Because the FTC’s core mandate is preventing deceptive advertising, and an undisclosed paid endorsement is, in its view, deception — the audience is being sold to without knowing it. The FTC’s Endorsement Guides, revised in 2023, make the rule plain: any material connection between an endorser and a brand must be disclosed clearly and conspicuously. “Material connection” is broad — cash, free product, discounts, affiliate commissions, an ongoing ambassadorship — and the obligation applies to everyday creators, not just famous influencers.

Practically, that means disclosures have to be hard to miss: in the content itself, before any “more” cut, in plain language a normal person immediately understands — not a buried hashtag or a vague “thanks to my friends at.” The same honesty standard covers reviews: no fake or incentivized-but-undisclosed reviews, and no suppressing negative ones. For marketers, the safe posture is a written disclosure policy for every creator and affiliate you work with, because the brand — not just the influencer — can be held responsible.

How Do You Build Compliance Into Your Marketing? (The Checklist)

Compliance is an operating habit, not a one-time legal review. Bake these into how the team works:

  1. Map your channels to their laws. Email → CAN-SPAM; SMS/calls → TCPA; data collection → state privacy laws; ads and creators → FTC. Know which apply before you launch anything.
  2. Get and record consent. Capture opt-in with a timestamp and source, and keep the record — proof of consent is your defense.
  3. Make opt-out and data requests easy. Working unsubscribe on every email, “STOP” honored on SMS, and a clear path for privacy requests (access, deletion, opt-out of sale).
  4. Publish an honest privacy notice. Say what you collect, why, and who you share it with — and keep it current as your stack changes.
  5. Require disclosures from creators. A written policy and clear, conspicuous disclosure on every sponsored or incentivized post.
  6. Audit periodically. Regulations and your own practices drift; review both on a cadence rather than after a complaint.

Frequently Asked Questions

Is there a single federal privacy law for US digital marketing?

No. As of 2026 the US has no comprehensive federal privacy law; instead, 20 states have enacted their own comprehensive consumer privacy laws (per the IAPP US State Privacy Legislation Tracker), alongside federal channel-specific statutes like CAN-SPAM for email and the TCPA for texts and calls. Compliance means meeting a multi-state baseline plus those federal rules, not checking one federal box.
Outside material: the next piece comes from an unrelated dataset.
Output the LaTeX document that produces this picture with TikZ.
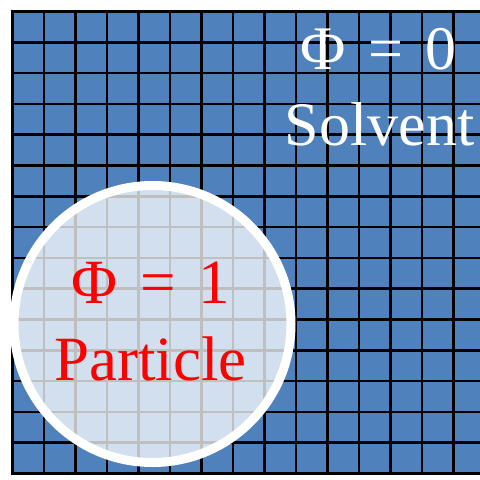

How much can a CAN-SPAM violation cost?

Up to $53,088 per email, under the FTC’s inflation adjustment effective January 17, 2025. The penalty is assessed per individual message, not per campaign, so a single non-compliant send to a large list can multiply into serious exposure. The safeguards — accurate headers, a physical address, and a working, promptly honored unsubscribe — are inexpensive relative to the risk.
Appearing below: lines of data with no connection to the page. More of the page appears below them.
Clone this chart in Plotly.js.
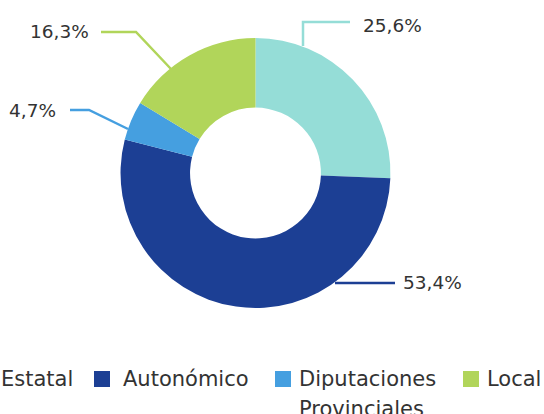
<!DOCTYPE html>
<html>
<head>
<meta charset="utf-8">
<script src="https://cdn.plot.ly/plotly-3.0.1.min.js"></script>
<style>html,body{margin:0;padding:0;background:#fff;}#chart{width:544px;height:414px;}</style>
</head>
<body>
<div id="chart"></div>
<script>
var categories = ['Estatal', 'Autonómico', 'Diputaciones<br>Provinciales', 'Local'];
var values = [25.6, 53.4, 4.7, 16.3];
var valueLabels = ['25,6%', '53,4%', '4,7%', '16,3%'];
var colors = ['#95ddd7', '#1c3f94', '#459fe0', '#b1d55a'];

var FONT = 'DejaVu Sans, sans-serif';
var TXT = '#333333';

var trace = {
  type: 'pie',
  labels: categories,
  values: values,
  hole: 0.485,
  sort: false,
  direction: 'clockwise',
  rotation: 0,
  textinfo: 'none',
  hoverinfo: 'label+percent',
  showlegend: false,
  marker: {colors: colors, line: {width: 0}},
  domain: {x: [0.2215, 0.7178], y: [0.256, 0.908]}
};

function px(x){return x/544;}
function py(y){return 1 - y/414;}
var labelPos = [[361, 25, 'left'], [401, 282, 'left'], [58, 110, 'right'], [91, 31, 'right']];
var leaderLines = [
  [[303,46],[303,22],[350,22]],
  [[335,283],[395,283]],
  [[128,129],[89,110],[70,110]],
  [[171,69],[136,32],[101,32]]
];

var annotations = valueLabels.map(function(t, i){
  return {xref:'paper', yref:'paper', x: px(labelPos[i][0]), y: py(labelPos[i][1]),
    xanchor: labelPos[i][2], yanchor:'middle', text: t, showarrow:false,
    font:{family:FONT, size:18.5, color:TXT}};
});
var shapes = leaderLines.map(function(pts, i){
  var d = pts.map(function(p, j){return (j?'L':'M') + px(p[0]) + ',' + py(p[1]);}).join(' ');
  return {type:'path', xref:'paper', yref:'paper', path:d, line:{color:colors[i], width:2.5}};
});

// custom legend: swatch left edges and text left edges
var legendX = [-28, 94, 275, 463];
var legendTextX = [-1, 121, 297, 485];
var legendY = 379, legendLine = 30, sw = 16;
categories.forEach(function(c, i){
  shapes.push({type:'rect', xref:'paper', yref:'paper',
    x0: px(legendX[i]), x1: px(legendX[i] + sw), y0: py(legendY - sw/2), y1: py(legendY + sw/2),
    fillcolor: colors[i], line:{width:0}});
  c.split('<br>').forEach(function(part, k){
    annotations.push({xref:'paper', yref:'paper', x: px(legendTextX[i]), y: py(legendY + k*legendLine),
      xanchor:'left', yanchor:'middle', text: part, showarrow:false,
      font:{family:FONT, size:21, color:TXT}});
  });
});

var layout = {
  width: 544, height: 414,
  margin: {l:0, r:0, t:0, b:0, autoexpand:false},
  paper_bgcolor: '#ffffff',
  showlegend: false,
  annotations: annotations,
  shapes: shapes
};
Plotly.newPlot('chart', [trace], layout, {displayModeBar:false, staticPlot:true});
</script>
</body>
</html>
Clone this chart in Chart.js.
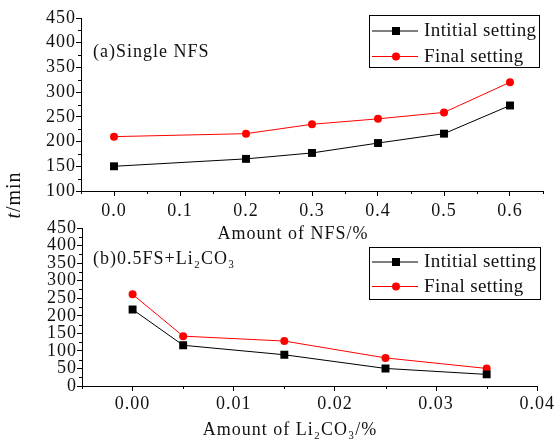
<!DOCTYPE html>
<html><head><meta charset="utf-8">
<script src="https://cdn.jsdelivr.net/npm/chart.js@4/dist/chart.umd.min.js"></script>
<style>
html,body{margin:0;padding:0;background:#fff;}
#wrap{position:relative;width:557px;height:444px;overflow:hidden;background:#fff;}
canvas{position:absolute;left:0;}
#cA{top:0;} #cB{top:200px;}
</style></head><body>
<div id="wrap"><canvas id="cA" width="557" height="250"></canvas><canvas id="cB" width="557" height="244"></canvas></div>
<script>
// ---- data ----
const nfsAmount  = [0.0, 0.2, 0.3, 0.4, 0.5, 0.6];
const nfsInitial = [150, 165, 177, 197, 216, 273];
const nfsFinal   = [210, 216, 235, 246, 259, 320];

const liAmount  = [0.000, 0.005, 0.015, 0.025, 0.035];
const liInitial = [218, 116, 89, 50, 33];
const liFinal   = [261, 142, 128, 80, 50];

const seriesNames = ['Intitial setting', 'Final setting'];

// ---- ticks ----
const nfsXTicks = [0.0, 0.1, 0.2, 0.3, 0.4, 0.5, 0.6];
const nfsXMinor = [-0.05, 0.05, 0.15, 0.25, 0.35, 0.45, 0.55, 0.65];
const nfsYTicks = [100, 150, 200, 250, 300, 350, 400, 450];
const nfsYMinor = [125, 175, 225, 275, 325, 375, 425];
const liXTicks  = [0.00, 0.01, 0.02, 0.03, 0.04];
const liXMinor  = [-0.005, 0.005, 0.015, 0.025, 0.035];
const liYTicks  = [0, 50, 100, 150, 200, 250, 300, 350, 400, 450];
const liYMinor  = [25, 75, 125, 175, 225, 275, 325, 375, 425];

const FONT = "'Liberation Serif','Times New Roman',serif";
Chart.defaults.font.family = FONT;
Chart.defaults.color = '#111';

function pts(xs, ys) { return xs.map((x, i) => ({x: x, y: ys[i]})); }

function extras(o) {
  return {
    id: 'extras_' + o.name,
    beforeUpdate(c) { c.ctx.letterSpacing = '1px'; },
    beforeLayout(c) { c.ctx.letterSpacing = '1px'; },
    beforeDraw(c) { c.ctx.letterSpacing = '1px'; },
    afterDraw(c) {
      const ctx = c.ctx, xs = c.scales.x, ys = c.scales.y;
      ctx.save();
      // minor ticks
      ctx.strokeStyle = '#000'; ctx.lineWidth = 1;
      ctx.beginPath();
      o.xMinor.forEach(v => {
        const px = Math.round(xs.getPixelForValue(v)) + 0.5;
        const top = Math.round(xs.top);
        ctx.moveTo(px, top); ctx.lineTo(px, top + 3);
      });
      o.yMinor.forEach(v => {
        const py = Math.round(ys.getPixelForValue(v)) + 0.5;
        const r = Math.round(ys.right);
        ctx.moveTo(r - 3, py); ctx.lineTo(r, py);
      });
      ctx.stroke();
      // axis title
      ctx.fillStyle = '#111';
      ctx.letterSpacing = '1px';
      ctx.font = '18px ' + FONT;
      ctx.textAlign = 'center'; ctx.textBaseline = 'alphabetic';
      ctx.fillText(o.xTitle, o.xTitlePos[0], o.xTitlePos[1]);
      // annotation
      ctx.textAlign = 'left';
      ctx.fillText(o.note, o.notePos[0], o.notePos[1]);
      // y title (shared)
      if (o.yTitle) {
        ctx.save();
        ctx.translate(o.yTitle.x, o.yTitle.y);
        ctx.rotate(-Math.PI / 2);
        ctx.font = 'italic 20px ' + FONT;
        const w1 = ctx.measureText('t').width;
        ctx.font = '20px ' + FONT;
        const w2 = ctx.measureText('/min').width;
        let x0 = -(w1 + w2) / 2;
        ctx.textAlign = 'left'; ctx.textBaseline = 'middle';
        ctx.font = 'italic 20px ' + FONT;
        ctx.fillText('t', x0, 0);
        ctx.font = '20px ' + FONT;
        ctx.fillText('/min', x0 + w1, 0);
        ctx.restore();
      }
      // legend
      const L = o.legend;
      ctx.strokeStyle = '#000'; ctx.lineWidth = 1;
      ctx.strokeRect(L.x0 + 0.5, L.y0 + 0.5, L.x1 - L.x0, L.y1 - L.y0);
      ctx.font = '19px ' + FONT;
      ctx.letterSpacing = '0.4px';
      ctx.textAlign = 'left'; ctx.textBaseline = 'middle';
      c.data.datasets.forEach((ds, i) => {
        const y = L.rows[i];
        ctx.strokeStyle = ds.borderColor; ctx.lineWidth = 1;
        ctx.beginPath(); ctx.moveTo(L.lx0, y + 0.5); ctx.lineTo(L.lx1, y + 0.5); ctx.stroke();
        ctx.fillStyle = ds.backgroundColor;
        if (ds.pointStyle === 'rect') {
          ctx.fillRect(L.mx - 4, y - 3.5, 8, 8);
        } else {
          ctx.beginPath(); ctx.arc(L.mx, y + 0.5, 4, 0, Math.PI * 2); ctx.fill();
        }
        ctx.fillStyle = '#111';
        ctx.fillText(ds.label, L.tx, y + 1);
      });
      ctx.restore();
    }
  };
}

function makeChart(id, o) {
  return new Chart(document.getElementById(id), {
    type: 'line',
    data: {
      datasets: [
        {label: seriesNames[0], data: pts(o.xs, o.ini), borderColor: '#000', backgroundColor: '#000',
         borderWidth: 1, pointStyle: 'rect', pointRadius: 5.6, pointBorderWidth: 0, tension: 0},
        {label: seriesNames[1], data: pts(o.xs, o.fin), borderColor: '#ff0000', backgroundColor: '#ff0000',
         borderWidth: 1, pointStyle: 'circle', pointRadius: 4, pointBorderWidth: 0, tension: 0}
      ]
    },
    options: {
      responsive: false, animation: false,
      layout: {padding: o.pad},
      plugins: {legend: {display: false}, tooltip: {enabled: false}},
      scales: {
        x: {
          type: 'linear', min: o.xmin, max: o.xmax,
          afterBuildTicks: s => { s.ticks = o.xTicks.map(v => ({value: v})); },
          afterFit: s => { s.height = o.xh; },
          ticks: {callback: v => Number(v).toFixed(o.dec), font: {size: 18}, padding: o.xpad,
                  maxRotation: 0, autoSkip: false},
          grid: {drawOnChartArea: false, drawTicks: true, tickLength: 5, color: '#000', tickColor: '#000'},
          border: {display: true, color: '#000', width: 1}
        },
        y: {
          min: o.ymin, max: 450,
          afterBuildTicks: s => { s.ticks = o.yTicks.map(v => ({value: v})); },
          afterFit: s => { s.width = o.yw; },
          ticks: {font: {size: 18}, padding: 0, autoSkip: false},
          grid: {drawOnChartArea: false, drawTicks: true, tickLength: 5, color: '#000', tickColor: '#000'},
          border: {display: true, color: '#000', width: 1}
        }
      }
    },
    plugins: [extras(o)]
  });
}

makeChart('cA', {
  name: 'a', xs: nfsAmount, ini: nfsInitial, fin: nfsFinal,
  xmin: -0.05, xmax: 0.65, ymin: 100, dec: 1,
  xTicks: nfsXTicks, yTicks: nfsYTicks, xMinor: nfsXMinor, yMinor: nfsYMinor,
  pad: {left: 0, right: 14, top: 18, bottom: 0}, xh: 59, yw: 81, xpad: 4,
  xTitle: 'Amount of NFS/%', xTitlePos: [293, 239],
  note: '(a)Single NFS', notePos: [93, 57],
  yTitle: {x: 15, y: 195},
  legend: {x0: 369, y0: 15, x1: 539, y1: 67, rows: [30.5, 56], lx0: 372, lx1: 418, mx: 396, tx: 424}
});

makeChart('cB', {
  name: 'b', xs: liAmount, ini: liInitial, fin: liFinal,
  xmin: -0.005, xmax: 0.04, ymin: 0, dec: 2,
  xTicks: liXTicks, yTicks: liYTicks, xMinor: liXMinor, yMinor: liYMinor,
  pad: {left: 0, right: 18, top: 28, bottom: 0}, xh: 58, yw: 82, xpad: 2,
  xTitle: 'Amount of Li\u2082CO\u2083/%', xTitlePos: [290, 235],
  note: '(b)0.5FS+Li\u2082CO\u2083', notePos: [93, 64],
  yTitle: null,
  legend: {x0: 369, y0: 47, x1: 540, y1: 99, rows: [61.5, 86], lx0: 372, lx1: 418, mx: 396, tx: 424}
});
</script>
</body></html>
Do I need consent before texting customers marketing messages?

Yes. The TCPA requires prior express consent before sending marketing texts, and you must honor opt-outs like a “STOP” reply. Damages are $500 per violation and up to $1,500 for willful violations — per message, per person, with no overall cap — which is why texting a purchased or unconsented list is one of the highest-risk moves in digital marketing.
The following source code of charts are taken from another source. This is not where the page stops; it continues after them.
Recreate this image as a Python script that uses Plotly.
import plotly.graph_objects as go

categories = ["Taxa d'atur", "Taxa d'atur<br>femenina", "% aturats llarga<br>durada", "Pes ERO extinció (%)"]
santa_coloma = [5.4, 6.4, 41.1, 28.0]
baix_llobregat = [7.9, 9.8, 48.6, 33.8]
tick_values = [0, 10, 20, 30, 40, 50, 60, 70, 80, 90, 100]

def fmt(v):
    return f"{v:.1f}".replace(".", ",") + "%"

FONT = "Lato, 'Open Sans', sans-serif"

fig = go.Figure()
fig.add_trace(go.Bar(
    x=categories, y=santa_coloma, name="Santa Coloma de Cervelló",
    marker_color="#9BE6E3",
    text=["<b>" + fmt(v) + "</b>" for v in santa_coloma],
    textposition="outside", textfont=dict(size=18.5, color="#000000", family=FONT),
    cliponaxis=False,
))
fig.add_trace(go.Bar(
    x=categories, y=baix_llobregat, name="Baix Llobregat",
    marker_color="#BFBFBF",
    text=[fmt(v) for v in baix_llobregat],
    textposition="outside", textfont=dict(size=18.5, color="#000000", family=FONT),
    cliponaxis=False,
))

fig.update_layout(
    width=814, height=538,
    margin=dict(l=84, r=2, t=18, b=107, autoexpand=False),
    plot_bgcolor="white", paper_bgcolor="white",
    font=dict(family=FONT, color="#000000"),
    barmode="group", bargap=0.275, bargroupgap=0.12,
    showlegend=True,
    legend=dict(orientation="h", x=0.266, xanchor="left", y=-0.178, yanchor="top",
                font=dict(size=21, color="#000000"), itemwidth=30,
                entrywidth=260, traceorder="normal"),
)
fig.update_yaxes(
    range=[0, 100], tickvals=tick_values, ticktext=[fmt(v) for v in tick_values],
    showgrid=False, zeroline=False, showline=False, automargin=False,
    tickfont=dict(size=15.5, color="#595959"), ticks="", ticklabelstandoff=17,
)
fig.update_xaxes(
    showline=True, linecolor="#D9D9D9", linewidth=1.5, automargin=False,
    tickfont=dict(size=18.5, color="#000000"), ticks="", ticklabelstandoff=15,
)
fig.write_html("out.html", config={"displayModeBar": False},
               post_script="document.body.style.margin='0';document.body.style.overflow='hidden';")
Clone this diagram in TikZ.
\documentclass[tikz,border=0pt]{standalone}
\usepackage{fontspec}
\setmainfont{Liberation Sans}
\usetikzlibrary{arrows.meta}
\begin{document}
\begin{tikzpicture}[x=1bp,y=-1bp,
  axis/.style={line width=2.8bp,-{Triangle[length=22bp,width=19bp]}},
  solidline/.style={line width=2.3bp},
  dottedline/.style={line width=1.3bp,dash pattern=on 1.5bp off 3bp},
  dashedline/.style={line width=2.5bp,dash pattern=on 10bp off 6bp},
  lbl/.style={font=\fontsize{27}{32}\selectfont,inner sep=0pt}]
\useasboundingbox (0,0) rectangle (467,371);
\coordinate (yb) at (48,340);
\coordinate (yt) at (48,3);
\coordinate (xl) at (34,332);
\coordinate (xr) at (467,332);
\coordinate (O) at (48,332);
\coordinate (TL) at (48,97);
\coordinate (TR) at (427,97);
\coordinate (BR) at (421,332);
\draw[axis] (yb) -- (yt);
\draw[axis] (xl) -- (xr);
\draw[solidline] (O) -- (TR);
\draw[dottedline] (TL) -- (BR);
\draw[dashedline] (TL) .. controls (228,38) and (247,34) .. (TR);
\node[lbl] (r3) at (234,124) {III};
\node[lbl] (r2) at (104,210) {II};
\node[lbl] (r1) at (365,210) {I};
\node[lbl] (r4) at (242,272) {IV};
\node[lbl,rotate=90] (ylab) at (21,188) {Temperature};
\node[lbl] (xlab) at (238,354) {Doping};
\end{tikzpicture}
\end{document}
What do FTC rules require for influencer and affiliate marketing?

Under the FTC Endorsement Guides (revised 2023), any material connection between a creator and a brand — payment, free product, discounts, affiliate links, ambassadorships — must be disclosed clearly and conspicuously, in the content itself and in plain language. It applies to everyday creators, not just big influencers, and the brand can share responsibility, so require written disclosure practices from everyone you partner with.

Does compliance apply to my business if I’m small?

Often, yes — but it depends on the law. Some state privacy laws have revenue or data-volume thresholds that exempt the smallest businesses, while federal channel rules like CAN-SPAM and the TCPA apply broadly regardless of size. Because thresholds vary by state and change over time, treat the core habits — consent, honest disclosure, easy opt-out — as universal, and check the specific thresholds (or consult counsel) for the states where your customers live.